● **Your objective**
Transcribe only the part of the material below that begins at the line containing "Output the component" and ends at the line containing "import * as", with both kept and images left out.

Source code of charts:
** BEGIN **
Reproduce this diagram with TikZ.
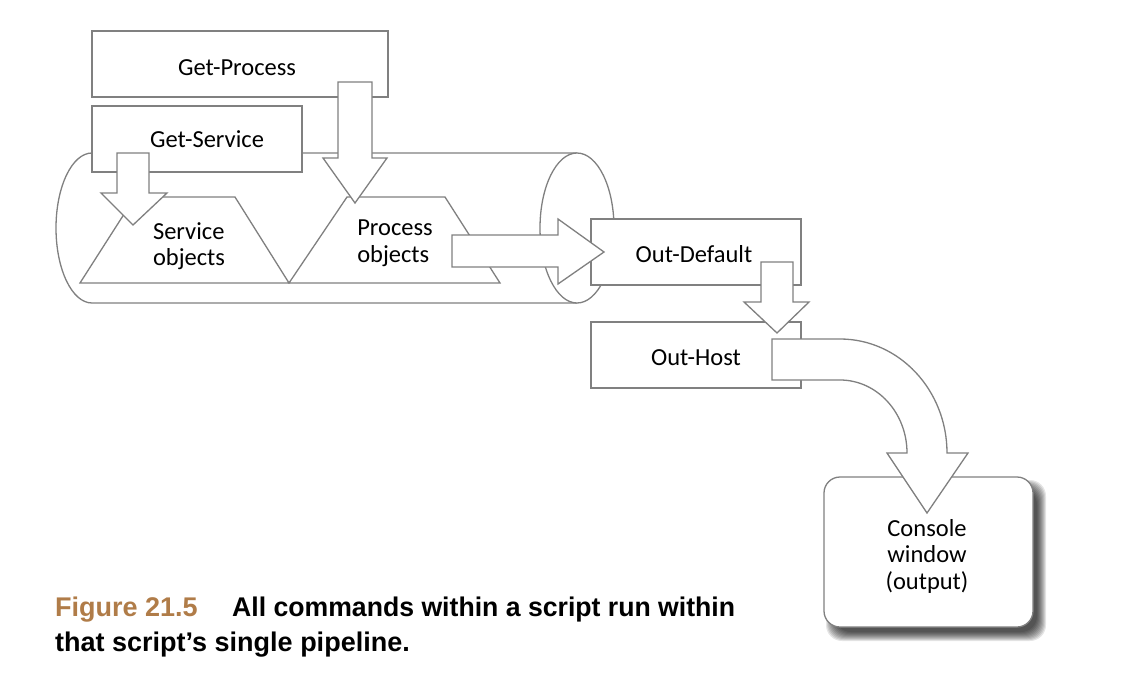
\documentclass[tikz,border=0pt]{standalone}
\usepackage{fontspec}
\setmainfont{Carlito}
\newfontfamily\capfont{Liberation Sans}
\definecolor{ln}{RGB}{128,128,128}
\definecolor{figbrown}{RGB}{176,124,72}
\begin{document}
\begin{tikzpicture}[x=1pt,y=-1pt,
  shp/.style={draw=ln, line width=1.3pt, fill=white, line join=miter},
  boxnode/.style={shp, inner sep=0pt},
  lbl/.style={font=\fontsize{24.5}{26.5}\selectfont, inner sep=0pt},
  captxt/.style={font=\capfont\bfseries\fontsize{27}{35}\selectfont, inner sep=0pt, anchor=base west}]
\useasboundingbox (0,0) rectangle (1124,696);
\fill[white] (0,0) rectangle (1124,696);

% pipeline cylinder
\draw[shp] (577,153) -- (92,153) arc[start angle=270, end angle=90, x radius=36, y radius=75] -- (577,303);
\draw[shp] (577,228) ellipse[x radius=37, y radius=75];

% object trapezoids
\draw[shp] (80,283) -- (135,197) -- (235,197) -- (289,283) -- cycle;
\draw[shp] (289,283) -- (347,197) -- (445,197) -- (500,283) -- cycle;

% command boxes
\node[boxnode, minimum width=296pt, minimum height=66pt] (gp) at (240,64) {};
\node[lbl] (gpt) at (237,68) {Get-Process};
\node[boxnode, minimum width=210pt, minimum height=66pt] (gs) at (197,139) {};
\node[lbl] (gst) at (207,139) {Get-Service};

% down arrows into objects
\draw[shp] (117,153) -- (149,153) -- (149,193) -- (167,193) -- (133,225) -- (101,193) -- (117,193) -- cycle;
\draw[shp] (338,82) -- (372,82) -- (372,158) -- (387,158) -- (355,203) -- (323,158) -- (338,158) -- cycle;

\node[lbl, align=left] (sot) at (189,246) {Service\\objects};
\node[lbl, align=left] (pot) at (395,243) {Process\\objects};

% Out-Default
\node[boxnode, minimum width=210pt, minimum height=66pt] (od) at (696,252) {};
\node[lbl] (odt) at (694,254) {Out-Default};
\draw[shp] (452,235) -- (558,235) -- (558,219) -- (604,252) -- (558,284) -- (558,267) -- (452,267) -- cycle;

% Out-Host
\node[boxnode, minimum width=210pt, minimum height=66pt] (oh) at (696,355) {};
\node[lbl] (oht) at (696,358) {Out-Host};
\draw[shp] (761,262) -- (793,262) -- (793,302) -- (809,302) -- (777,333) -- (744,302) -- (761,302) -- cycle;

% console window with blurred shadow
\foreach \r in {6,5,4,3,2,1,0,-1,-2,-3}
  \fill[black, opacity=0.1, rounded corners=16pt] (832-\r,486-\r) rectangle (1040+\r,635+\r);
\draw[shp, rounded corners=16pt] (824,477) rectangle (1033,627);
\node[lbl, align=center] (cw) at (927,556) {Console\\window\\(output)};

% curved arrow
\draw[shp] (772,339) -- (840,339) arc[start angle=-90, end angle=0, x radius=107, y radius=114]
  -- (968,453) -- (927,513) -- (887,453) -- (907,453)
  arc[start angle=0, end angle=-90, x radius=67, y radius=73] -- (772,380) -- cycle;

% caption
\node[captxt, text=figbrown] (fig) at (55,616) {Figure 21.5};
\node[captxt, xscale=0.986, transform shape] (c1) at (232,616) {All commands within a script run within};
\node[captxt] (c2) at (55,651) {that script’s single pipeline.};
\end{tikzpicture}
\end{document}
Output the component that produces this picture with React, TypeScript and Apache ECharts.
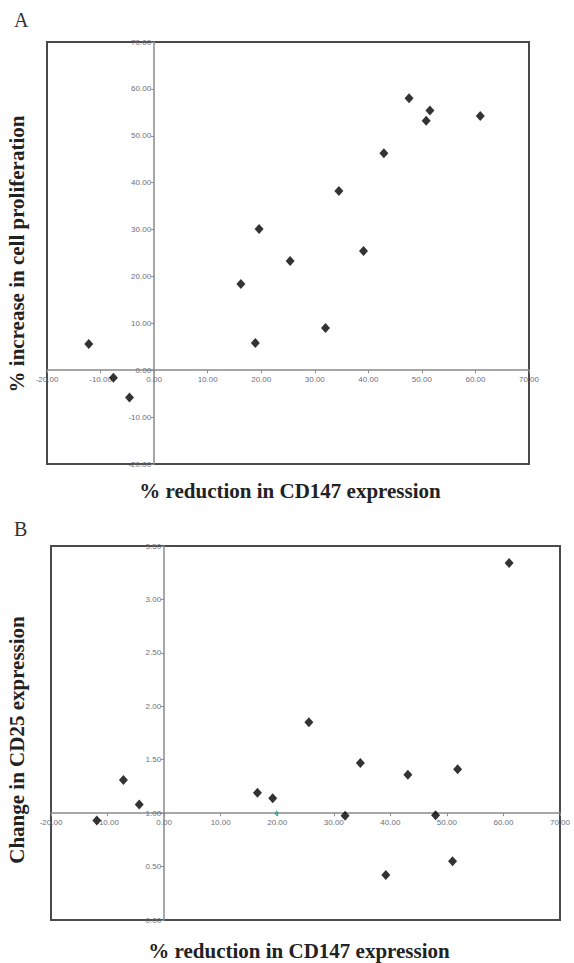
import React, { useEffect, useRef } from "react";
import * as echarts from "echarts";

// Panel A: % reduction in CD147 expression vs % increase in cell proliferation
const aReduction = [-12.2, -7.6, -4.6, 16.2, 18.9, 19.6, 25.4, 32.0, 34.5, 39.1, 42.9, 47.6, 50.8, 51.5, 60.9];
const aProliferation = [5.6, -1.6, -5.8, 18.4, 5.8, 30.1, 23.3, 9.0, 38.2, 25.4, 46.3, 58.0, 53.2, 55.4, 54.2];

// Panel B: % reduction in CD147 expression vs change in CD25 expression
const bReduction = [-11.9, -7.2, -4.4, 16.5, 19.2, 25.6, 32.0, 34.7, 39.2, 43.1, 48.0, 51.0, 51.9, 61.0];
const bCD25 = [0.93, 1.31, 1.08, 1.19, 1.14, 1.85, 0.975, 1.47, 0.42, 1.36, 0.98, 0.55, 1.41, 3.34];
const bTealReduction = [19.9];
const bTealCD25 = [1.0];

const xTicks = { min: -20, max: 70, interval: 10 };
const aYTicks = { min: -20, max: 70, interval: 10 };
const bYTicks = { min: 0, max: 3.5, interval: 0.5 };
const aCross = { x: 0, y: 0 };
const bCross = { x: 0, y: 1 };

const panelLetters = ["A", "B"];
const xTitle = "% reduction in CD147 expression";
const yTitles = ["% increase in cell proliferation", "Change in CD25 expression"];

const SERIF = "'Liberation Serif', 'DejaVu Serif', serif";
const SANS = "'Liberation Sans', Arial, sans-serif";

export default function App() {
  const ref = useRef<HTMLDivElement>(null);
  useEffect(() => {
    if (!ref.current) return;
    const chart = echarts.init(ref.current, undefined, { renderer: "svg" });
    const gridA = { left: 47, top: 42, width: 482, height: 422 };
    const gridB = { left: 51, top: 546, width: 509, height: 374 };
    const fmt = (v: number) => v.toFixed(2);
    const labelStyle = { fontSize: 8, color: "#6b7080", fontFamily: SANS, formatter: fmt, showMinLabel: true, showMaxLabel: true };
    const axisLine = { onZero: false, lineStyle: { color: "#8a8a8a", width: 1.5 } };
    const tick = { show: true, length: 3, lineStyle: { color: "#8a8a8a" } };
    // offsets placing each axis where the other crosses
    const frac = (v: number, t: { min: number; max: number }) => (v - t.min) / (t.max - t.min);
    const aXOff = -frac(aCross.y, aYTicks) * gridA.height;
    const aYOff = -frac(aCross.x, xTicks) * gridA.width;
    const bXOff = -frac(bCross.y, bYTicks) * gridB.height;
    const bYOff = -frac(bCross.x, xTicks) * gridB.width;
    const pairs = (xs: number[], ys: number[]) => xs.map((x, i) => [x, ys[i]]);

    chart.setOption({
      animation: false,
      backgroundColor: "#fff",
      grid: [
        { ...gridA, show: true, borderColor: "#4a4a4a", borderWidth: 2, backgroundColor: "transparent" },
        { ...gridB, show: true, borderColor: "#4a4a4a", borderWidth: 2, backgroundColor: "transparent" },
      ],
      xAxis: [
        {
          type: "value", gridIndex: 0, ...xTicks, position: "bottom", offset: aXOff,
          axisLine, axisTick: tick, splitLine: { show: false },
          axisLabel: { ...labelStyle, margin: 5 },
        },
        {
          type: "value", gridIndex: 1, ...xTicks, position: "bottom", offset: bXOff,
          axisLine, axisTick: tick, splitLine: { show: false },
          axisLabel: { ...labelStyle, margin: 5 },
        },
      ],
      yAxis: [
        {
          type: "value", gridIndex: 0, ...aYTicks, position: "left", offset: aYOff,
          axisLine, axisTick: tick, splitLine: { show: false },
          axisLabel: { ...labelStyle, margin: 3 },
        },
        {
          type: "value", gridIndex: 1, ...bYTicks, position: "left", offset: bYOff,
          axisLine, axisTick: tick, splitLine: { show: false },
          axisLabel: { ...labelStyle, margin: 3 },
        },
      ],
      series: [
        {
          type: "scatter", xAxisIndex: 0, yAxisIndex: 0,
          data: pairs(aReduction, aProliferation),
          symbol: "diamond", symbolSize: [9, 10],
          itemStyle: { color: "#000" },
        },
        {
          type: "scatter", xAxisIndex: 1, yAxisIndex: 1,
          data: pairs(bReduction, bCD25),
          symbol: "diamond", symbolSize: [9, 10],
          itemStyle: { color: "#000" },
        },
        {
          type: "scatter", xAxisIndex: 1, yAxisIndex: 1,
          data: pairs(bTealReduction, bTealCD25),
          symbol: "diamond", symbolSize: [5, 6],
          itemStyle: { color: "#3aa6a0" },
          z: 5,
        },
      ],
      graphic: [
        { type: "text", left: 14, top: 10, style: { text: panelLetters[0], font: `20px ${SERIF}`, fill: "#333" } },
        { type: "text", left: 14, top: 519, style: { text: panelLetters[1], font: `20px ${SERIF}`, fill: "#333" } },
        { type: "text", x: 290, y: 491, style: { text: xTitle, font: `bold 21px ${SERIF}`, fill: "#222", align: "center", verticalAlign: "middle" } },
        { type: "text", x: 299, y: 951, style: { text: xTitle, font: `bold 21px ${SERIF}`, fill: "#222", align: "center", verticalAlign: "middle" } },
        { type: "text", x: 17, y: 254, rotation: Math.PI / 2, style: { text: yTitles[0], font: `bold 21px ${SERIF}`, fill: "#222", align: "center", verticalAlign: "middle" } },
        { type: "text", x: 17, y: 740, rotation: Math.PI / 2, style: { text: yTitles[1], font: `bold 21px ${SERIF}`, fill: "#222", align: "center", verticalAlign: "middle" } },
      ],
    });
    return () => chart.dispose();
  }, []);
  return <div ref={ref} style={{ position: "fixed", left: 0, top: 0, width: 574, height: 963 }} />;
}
** END **
● **Answer below**
Output the component that produces this picture with React, TypeScript and Apache ECharts.
import React, { useEffect, useRef } from "react";
import * as echarts from "echarts";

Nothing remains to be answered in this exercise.